Information provided:
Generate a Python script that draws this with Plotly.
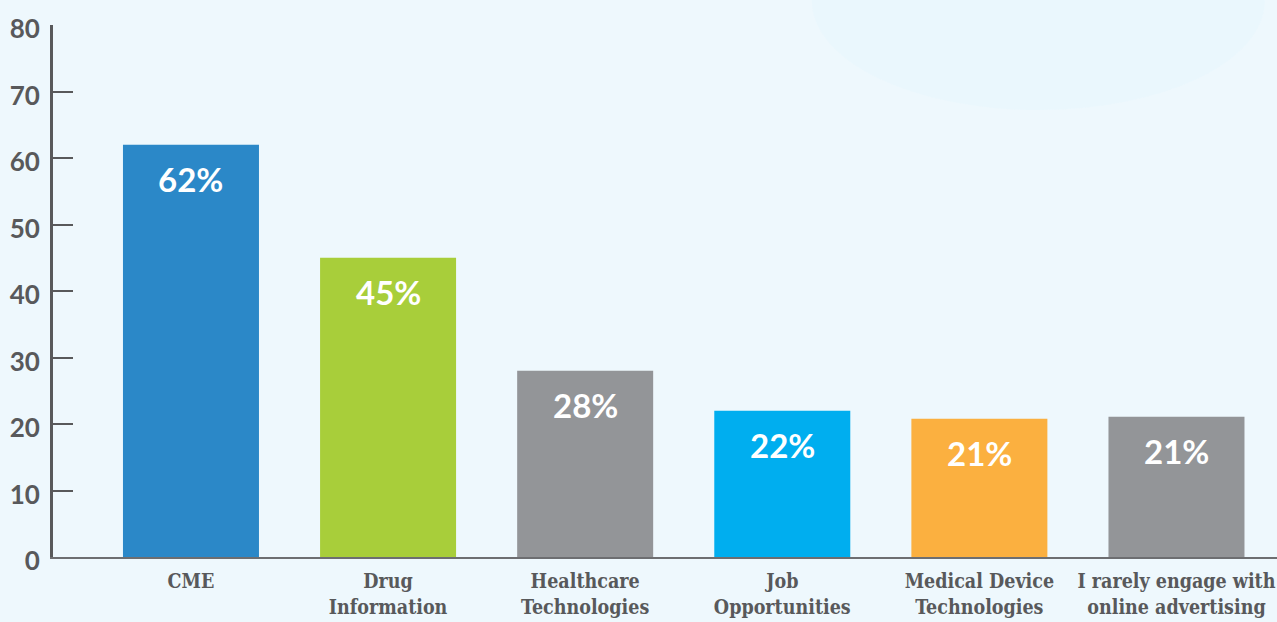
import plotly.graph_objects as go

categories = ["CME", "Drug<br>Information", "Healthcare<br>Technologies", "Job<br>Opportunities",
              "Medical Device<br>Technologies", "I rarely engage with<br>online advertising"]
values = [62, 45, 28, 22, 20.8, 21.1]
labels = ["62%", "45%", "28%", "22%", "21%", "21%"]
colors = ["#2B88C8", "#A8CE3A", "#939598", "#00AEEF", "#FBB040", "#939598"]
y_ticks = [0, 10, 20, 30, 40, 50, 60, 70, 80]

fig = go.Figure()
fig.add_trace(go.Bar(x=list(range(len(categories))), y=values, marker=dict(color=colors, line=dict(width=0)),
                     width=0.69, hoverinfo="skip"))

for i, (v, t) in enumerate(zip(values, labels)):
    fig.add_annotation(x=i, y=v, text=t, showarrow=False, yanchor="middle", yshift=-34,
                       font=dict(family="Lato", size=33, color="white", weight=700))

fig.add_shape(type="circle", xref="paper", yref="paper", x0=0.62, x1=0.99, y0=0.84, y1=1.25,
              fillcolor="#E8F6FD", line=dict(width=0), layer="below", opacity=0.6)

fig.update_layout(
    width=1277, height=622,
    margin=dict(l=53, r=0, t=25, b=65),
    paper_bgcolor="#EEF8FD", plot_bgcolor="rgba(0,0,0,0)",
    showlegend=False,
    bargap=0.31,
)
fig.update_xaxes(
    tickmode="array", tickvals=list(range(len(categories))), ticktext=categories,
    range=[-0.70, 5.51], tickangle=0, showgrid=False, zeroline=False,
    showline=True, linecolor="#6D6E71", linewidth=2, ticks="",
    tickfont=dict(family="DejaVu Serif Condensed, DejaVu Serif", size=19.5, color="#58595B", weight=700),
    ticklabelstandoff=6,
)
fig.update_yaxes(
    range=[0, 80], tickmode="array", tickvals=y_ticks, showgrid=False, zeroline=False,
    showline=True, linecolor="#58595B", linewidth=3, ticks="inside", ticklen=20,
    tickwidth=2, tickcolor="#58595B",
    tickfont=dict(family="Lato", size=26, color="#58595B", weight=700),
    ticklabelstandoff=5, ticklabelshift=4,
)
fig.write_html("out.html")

What you should do:
Reproduce the material above in full, exactly, with no images.

Exercise result:
Generate a Python script that draws this with Plotly.
import plotly.graph_objects as go

categories = ["CME", "Drug<br>Information", "Healthcare<br>Technologies", "Job<br>Opportunities",
              "Medical Device<br>Technologies", "I rarely engage with<br>online advertising"]
values = [62, 45, 28, 22, 20.8, 21.1]
labels = ["62%", "45%", "28%", "22%", "21%", "21%"]
colors = ["#2B88C8", "#A8CE3A", "#939598", "#00AEEF", "#FBB040", "#939598"]
y_ticks = [0, 10, 20, 30, 40, 50, 60, 70, 80]

fig = go.Figure()
fig.add_trace(go.Bar(x=list(range(len(categories))), y=values, marker=dict(color=colors, line=dict(width=0)),
                     width=0.69, hoverinfo="skip"))

for i, (v, t) in enumerate(zip(values, labels)):
    fig.add_annotation(x=i, y=v, text=t, showarrow=False, yanchor="middle", yshift=-34,
                       font=dict(family="Lato", size=33, color="white", weight=700))

fig.add_shape(type="circle", xref="paper", yref="paper", x0=0.62, x1=0.99, y0=0.84, y1=1.25,
              fillcolor="#E8F6FD", line=dict(width=0), layer="below", opacity=0.6)

fig.update_layout(
    width=1277, height=622,
    margin=dict(l=53, r=0, t=25, b=65),
    paper_bgcolor="#EEF8FD", plot_bgcolor="rgba(0,0,0,0)",
    showlegend=False,
    bargap=0.31,
)
fig.update_xaxes(
    tickmode="array", tickvals=list(range(len(categories))), ticktext=categories,
    range=[-0.70, 5.51], tickangle=0, showgrid=False, zeroline=False,
    showline=True, linecolor="#6D6E71", linewidth=2, ticks="",
    tickfont=dict(family="DejaVu Serif Condensed, DejaVu Serif", size=19.5, color="#58595B", weight=700),
    ticklabelstandoff=6,
)
fig.update_yaxes(
    range=[0, 80], tickmode="array", tickvals=y_ticks, showgrid=False, zeroline=False,
    showline=True, linecolor="#58595B", linewidth=3, ticks="inside", ticklen=20,
    tickwidth=2, tickcolor="#58595B",
    tickfont=dict(family="Lato", size=26, color="#58595B", weight=700),
    ticklabelstandoff=5, ticklabelshift=4,
)
fig.write_html("out.html")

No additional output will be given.